Le analisi del voto basate sulle percentuali e sui flussi di votanti dall’uno all’altro partito non colgono alcuni aspetti essenziali.
Il primo, indicatoci dai voti assoluti, è che, a causa della diminuita partecipazione elettorale e dell’aumento dell’astensionismo, di fatto, salvo i partiti che in passato non esistevano (come il Movimento 5 stelle di Grillo), non ha vinto nessuno: tutti hanno perso voti. In maniera molto più consistente nel centrodestra, con il tracollo di Pdl e Lega, e in misura minore nel centrosinistra.
Il secondo aspetto è ancora più importante. Concentrarsi sui passaggi da un partito all’altro mette in ombra un dato fondamentale: la personalizzazione sempre più accentuata della politica, che in larga parte prescinde dall’appartenenza ai partiti. Lo stesso esplodere delle liste civiche – e il fatto che spesso anche i partiti si nascondano dietro ad esse – è un segno che le persone contano più dei partiti.
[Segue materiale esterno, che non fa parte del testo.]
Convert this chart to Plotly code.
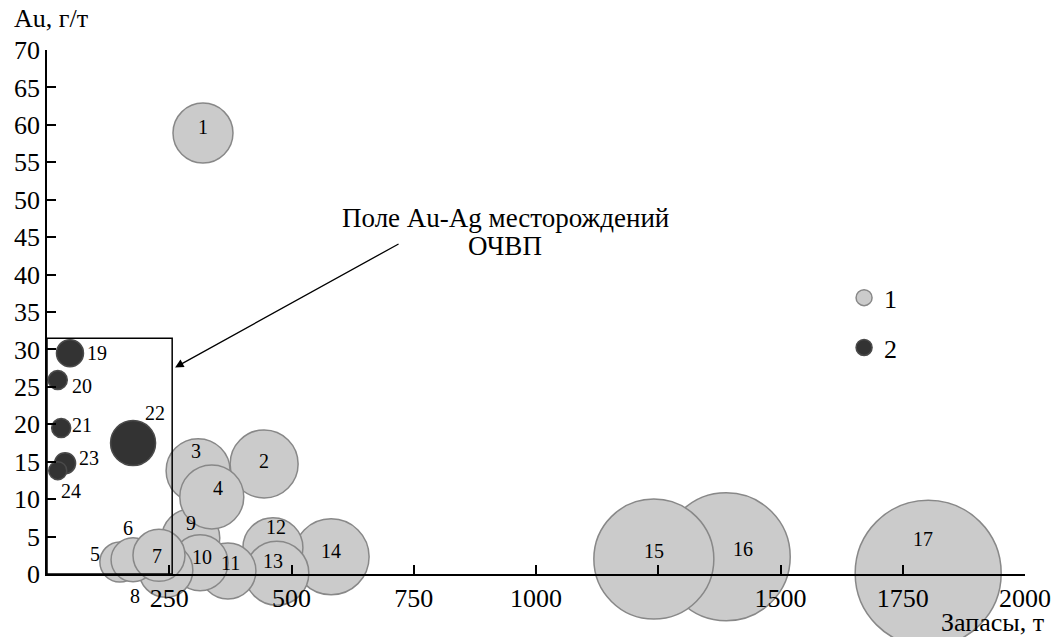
import numpy as np
import plotly.graph_objects as go

# ---- data -------------------------------------------------------------
# group 1: deposits 1..17 (light grey)
g1_labels = ["1", "2", "3", "4", "5", "6", "7", "8", "9", "10", "11", "12", "13", "14", "15", "16", "17"]
g1_reserves = [319, 444, 309, 337, 149, 176, 229, 243, 294, 313, 370, 462, 470, 581, 1241, 1389, 1802]
g1_grade = [58.9, 14.7, 13.8, 10.3, 1.6, 1.9, 2.5, 0.5, 4.8, 1.5, 0.4, 3.5, 0.1, 2.3, 2.0, 2.3, 0.1]
g1_bubble = [60, 68, 64, 64, 40, 44, 52, 54, 58, 56, 56, 60, 64, 76, 120, 128, 146]

# group 2: deposits 19..24 (dark)
g2_labels = ["19", "20", "21", "22", "23", "24"]
g2_reserves = [47, 22, 29, 176, 37, 22]
g2_grade = [29.5, 25.9, 19.5, 17.5, 14.8, 13.8]
g2_bubble = [27, 19, 19, 45, 21, 18]

x_tick_vals = [250, 500, 750, 1000, 1250, 1500, 1750, 2000]
x_tick_text = ["250", "500", "750", "1000", "", "1500", "1750", "2000"]
y_tick_vals = list(range(0, 75, 5))

field_box_x = [0, 256]
field_box_y = [0, 31.5]

# ---- styling ------------------------------------------------------------
FONT = "Liberation Serif"
# label offsets (px) relative to bubble centres
g1_label_shift = [(0, 6), (0, 3), (-2, 20), (6, 9), (-25, 8), (-5, 32), (-2, -1), (-31, -26),
                  (0, 15), (2, 6), (3, 8), (3, 21), (-4, 12), (0, 6), (0, 8), (17, 8), (-5, 34)]
g2_label_shift = [(27, 0), (24, -6), (21, 3), (22, 30), (24, 5), (13, -20)]
# drawing order (back -> front) for overlapping light bubbles
g1_order = ["14", "12", "13", "11", "9", "10", "8", "5", "6", "7", "2", "3", "4", "1", "16", "15", "17"]

idx = [g1_labels.index(k) for k in g1_order]

fig = go.Figure()
fig.add_trace(go.Scatter(
    x=[g1_reserves[i] for i in idx], y=[g1_grade[i] for i in idx],
    mode="markers", name="1", legendgroup="1",
    marker=dict(size=[g1_bubble[i] for i in idx], sizemode="diameter",
                color="#cbcbcb", line=dict(color="#888888", width=1.5), opacity=1),
    cliponaxis=False, hoverinfo="skip",
))
fig.add_trace(go.Scatter(
    x=g2_reserves, y=g2_grade,
    mode="markers", name="2", legendgroup="2",
    marker=dict(size=g2_bubble, sizemode="diameter",
                color="#333333", line=dict(color="#4a4a4a", width=1.5), opacity=1),
    cliponaxis=False, hoverinfo="skip",
))

annotations = []
for lab, xv, yv, (dx, dy) in zip(g1_labels, g1_reserves, g1_grade, g1_label_shift):
    annotations.append(dict(x=xv, y=yv, text=lab, showarrow=False, xshift=dx, yshift=dy,
                            font=dict(family=FONT, size=20, color="black")))
for lab, xv, yv, (dx, dy) in zip(g2_labels, g2_reserves, g2_grade, g2_label_shift):
    annotations.append(dict(x=xv, y=yv, text=lab, showarrow=False, xshift=dx, yshift=dy,
                            font=dict(family=FONT, size=20, color="black")))

# field caption + arrow
annotations.append(dict(x=937, y=47.5, text="Поле Au-Ag месторождений", showarrow=False,
                        font=dict(family=FONT, size=27, color="black")))
annotations.append(dict(x=937, y=43.8, text="ОЧВП", showarrow=False,
                        font=dict(family=FONT, size=27, color="black")))
annotations.append(dict(x=262, y=27.6, ax=722, ay=44.2, axref="x", ayref="y",
                        text="", showarrow=True, arrowhead=2, arrowsize=1.3,
                        arrowwidth=1.3, arrowcolor="black"))
# axis titles
annotations.append(dict(x=-0.0358, y=1.061, xref="paper", yref="paper", xanchor="left",
                        yanchor="middle", text="Au, г/т", showarrow=False,
                        font=dict(family=FONT, size=26, color="black")))
annotations.append(dict(x=1.0215, y=-0.0935, xref="paper", yref="paper", xanchor="right",
                        yanchor="middle", text="Запасы, т", showarrow=False,
                        font=dict(family=FONT, size=26, color="black")))

fig.update_layout(
    width=1051, height=637,
    margin=dict(l=47, r=26, t=50, b=63),
    paper_bgcolor="white", plot_bgcolor="white",
    font=dict(family=FONT, size=26, color="black"),
    showlegend=True,
    legend=dict(x=0.815, y=0.572, xanchor="left", yanchor="top",
                bgcolor="rgba(0,0,0,0)", itemsizing="trace",
                traceorder="grouped", tracegroupgap=13,
                font=dict(family=FONT, size=26, color="black")),
    annotations=annotations,
    shapes=[dict(type="rect", x0=field_box_x[0], x1=field_box_x[1],
                 y0=field_box_y[0], y1=field_box_y[1],
                 line=dict(color="black", width=1.5), layer="above")],
)
fig.update_xaxes(range=[0, 2000], showgrid=False, zeroline=False, showline=True,
                 linecolor="black", linewidth=1.5, ticks="inside", ticklen=9,
                 tickwidth=1.5, tickcolor="black", tickvals=x_tick_vals,
                 ticktext=x_tick_text, tickfont=dict(family=FONT, size=26),
                 automargin=False)
fig.update_yaxes(range=[0, 70], showgrid=False, zeroline=False, showline=True,
                 linecolor="black", linewidth=1.5, ticks="inside", ticklen=9,
                 tickwidth=1.5, tickcolor="black", tickvals=y_tick_vals,
                 tickfont=dict(family=FONT, size=26), automargin=False)

fig.write_html("out.html",
               config={"displayModeBar": False},
               post_script="document.body.style.margin='0';document.body.style.overflow='hidden';")
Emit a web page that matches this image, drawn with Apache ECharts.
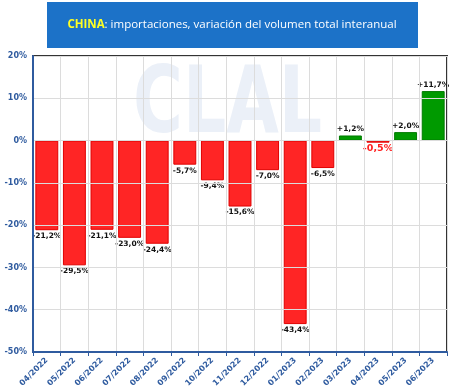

Tanto è vero che, in alcuni casi di sindaci uscenti non particolarmente brillanti, non è bastata l’appartenenza partitica a consentire loro un secondo mandato: hanno ceduto il passo.
Ma anche l’ascesa del Movimento 5 stelle è leggibile in questa chiave. Non è il programma politico generale ad attirare: certo non le boutades sull’uscita dall’Euro e dall’Europa, e simili, che non costituiscono ancora nemmeno l’abbozzo di un’idea di possibile governo. No, quello che conta è che si tratta di candidati (e, da ora in poi, di consiglieri e di amministratori) che sono volti nuovi, giovani, e quindi di un rinnovamento radicale del ceto politico, cui si dà più fiducia rispetto a quello espresso dai partiti (che peraltro, in termini di rinnovamento e di età anagrafica del proprio personale politico, dall’una e dall’altra parte, sono molto più indietro ed hanno indubbiamente assai meno sex appeal, rispetto a un elettorato che ha mostrato a chiare lettere di voler voltare pagina).
Questo impone un secondo fondamentale passaggio: approvare finalmente una legge elettorale che restituisca all’elettorato la possibilità di scegliere le persone, e non solo le liste e i partiti. Sarebbe un errore clamoroso – l’ennesimo – se i partiti (soprattutto quelli che hanno perso di più, come mostrano chiaramente le dichiarazioni di questi giorni, soprattutto nel centrodestra) si lasciassero tentare dalla voglia di non cambiare nulla, andando a votare con l’attuale sistema elettorale.
Una scelta che il Paese non capirebbe, non accetterebbe, e soprattutto non perdonerebbe: che porterebbe quindi al declino definitivo dei partiti che la esprimono. Ma che comporterebbe un ritardo enorme nell’urgentissimo bisogno di ricambio di leadership e nella indispensabile ripresa di fiducia, anche nella politica, necessaria alla ripresa anche economica e morale del Paese: che ci costerebbe quindi molto cara.